Hi,
We are using Hadoop 0.19 on a small cluster of 7 machines (7 datanodes, 4
task trackers), and we typically have 3-4 jobs running at a time. We have
been facing the following error on the Jobtracker:
java.io.IOException: java.lang.OutOfMemoryError: GC overhead limit exceeded
It seems to be thrown by RunningJob.killJob() and usually occurs after a day
or so of starting up the cluster.
In the Jobtracker's output file:
Exception in thread "initJobs" java.lang.OutOfMemoryError: GC overhead limit
exceeded
at java.lang.String.substring(String.java:1939)
at java.lang.String.substring(String.java:1904)
at org.apache.hadoop.fs.Path.getName(Path.java:188)
at
org.apache.hadoop.fs.ChecksumFileSystem.isChecksumFile(ChecksumFileSystem.java:70)
at
org.apache.hadoop.fs.ChecksumFileSystem$1.accept(ChecksumFileSystem.java:442)
at org.apache.hadoop.fs.FileSystem.listStatus(FileSystem.java:726)

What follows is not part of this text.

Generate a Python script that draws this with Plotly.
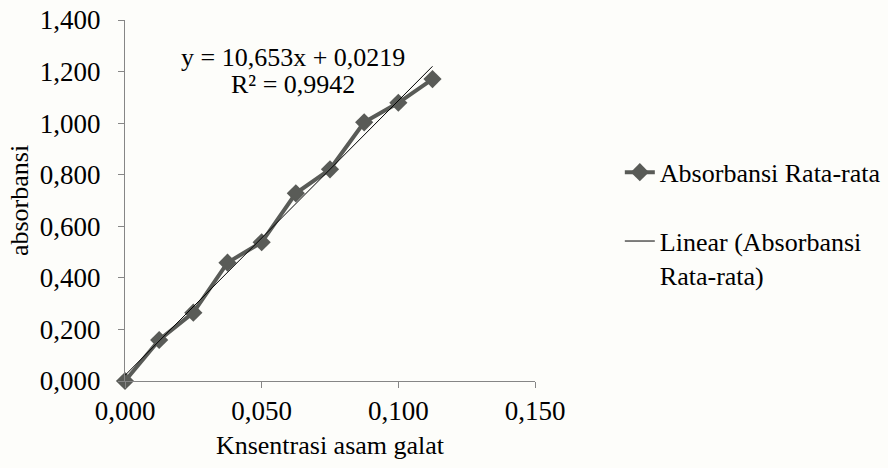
import plotly.graph_objects as go

konsentrasi = [0.0, 0.0125, 0.025, 0.0375, 0.05, 0.0625, 0.075, 0.0875, 0.1, 0.1125]
absorbansi = [0.0, 0.159, 0.265, 0.459, 0.538, 0.728, 0.821, 1.003, 1.079, 1.171]
slope = 10.653
intercept = 0.0219
r2_text = "R² = 0,9942"
eq_text = "y = 10,653x + 0,0219"
x_ticks = [0.0, 0.05, 0.1, 0.15]
y_ticks = [0.0, 0.2, 0.4, 0.6, 0.8, 1.0, 1.2, 1.4]

trend_x = [konsentrasi[0], konsentrasi[-1]]
trend_y = [slope * v + intercept for v in trend_x]

FONT = "Liberation Serif"
AX = "#868686"

fig = go.Figure()
fig.add_trace(go.Scatter(
    x=konsentrasi, y=absorbansi, mode="lines+markers",
    name="Absorbansi Rata-rata", legendgroup="a",
    line=dict(color="#595b57", width=4),
    marker=dict(symbol="diamond", size=14, color="#595b57"),
    cliponaxis=False,
))
fig.add_trace(go.Scatter(
    x=trend_x, y=trend_y, mode="lines",
    name="Linear (Absorbansi<br>Rata-rata)", legendgroup="b",
    line=dict(color="black", width=1),
    cliponaxis=False,
))

fig.add_annotation(
    x=0.0615, y=1.2565, xref="x", yref="y",
    text=eq_text, showarrow=False,
    font=dict(family=FONT, size=26, color="black"), align="center",
)
fig.add_annotation(
    x=0.0615, y=1.148, xref="x", yref="y",
    text=r2_text, showarrow=False,
    font=dict(family=FONT, size=26, color="black"), align="center",
)

fig.update_layout(
    width=888, height=468,
    margin=dict(l=125, r=353, t=20, b=87),
    paper_bgcolor="#fdfdfa", plot_bgcolor="#fdfdfa",
    separators=",.",
    font=dict(family=FONT, size=26, color="black"),
    showlegend=True,
    legend=dict(
        xref="container", yref="container",
        x=0.698, y=0.682, xanchor="left", yanchor="top", valign="top",
        font=dict(family=FONT, size=26, color="black"),
        bgcolor="rgba(0,0,0,0)", tracegroupgap=32, itemwidth=30,
    ),
    xaxis=dict(
        range=[0, 0.15], tickvals=x_ticks, tickformat=".3f", automargin=False,
        showgrid=False, zeroline=False, showline=True, linecolor=AX, linewidth=1,
        ticks="outside", ticklen=6, tickcolor=AX, ticklabeloverflow="allow",
        tickfont=dict(family=FONT, size=27),
        title=dict(text="Knsentrasi asam galat", font=dict(family=FONT, size=26), standoff=10),
    ),
    yaxis=dict(
        range=[0, 1.4], tickvals=y_ticks, tickformat=".3f", automargin=False,
        showgrid=False, zeroline=False, showline=True, linecolor=AX, linewidth=1,
        ticks="outside", ticklen=6, tickcolor=AX, ticklabeloverflow="allow",
        ticklabelstandoff=12, tickfont=dict(family=FONT, size=27),
        title=dict(text="absorbansi", font=dict(family=FONT, size=26), standoff=3),
    ),
)

# remove the page's default body margin so the 888x468 figure fills the window
fig.write_html("out.html", config={"displayModeBar": False},
               post_script="document.body.style.margin='0';")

at org.apache.hadoop.fs.FileSystem.listStatus(FileSystem.java:748)
at
org.apache.hadoop.fs.ChecksumFileSystem.listStatus(ChecksumFileSystem.java:457)
at org.apache.hadoop.fs.FileSystem.listStatus(FileSystem.java:723)
at org.apache.hadoop.fs.FileSystem.listStatus(FileSystem.java:748)
at
org.apache.hadoop.mapred.JobHistory$JobInfo.getJobHistoryFileName(JobHistory.java:660)
at
org.apache.hadoop.mapred.JobHistory$JobInfo.finalizeRecovery(JobHistory.java:746)
at org.apache.hadoop.mapred.JobTracker.finalizeJob(JobTracker.java:1532)
at
org.apache.hadoop.mapred.JobInProgress.garbageCollect(JobInProgress.java:2232)
at
org.apache.hadoop.mapred.JobInProgress.terminateJob(JobInProgress.java:1938)
at
org.apache.hadoop.mapred.JobInProgress.terminate(JobInProgress.java:1953)
at org.apache.hadoop.mapred.JobInProgress.fail(JobInProgress.java:2012)
at
org.apache.hadoop.mapred.EagerTaskInitializationListener$JobInitThread.run(EagerTaskInitializationListener.java:62)
at java.lang.Thread.run(Thread.java:619)
Please help!
Thanks,
Meghana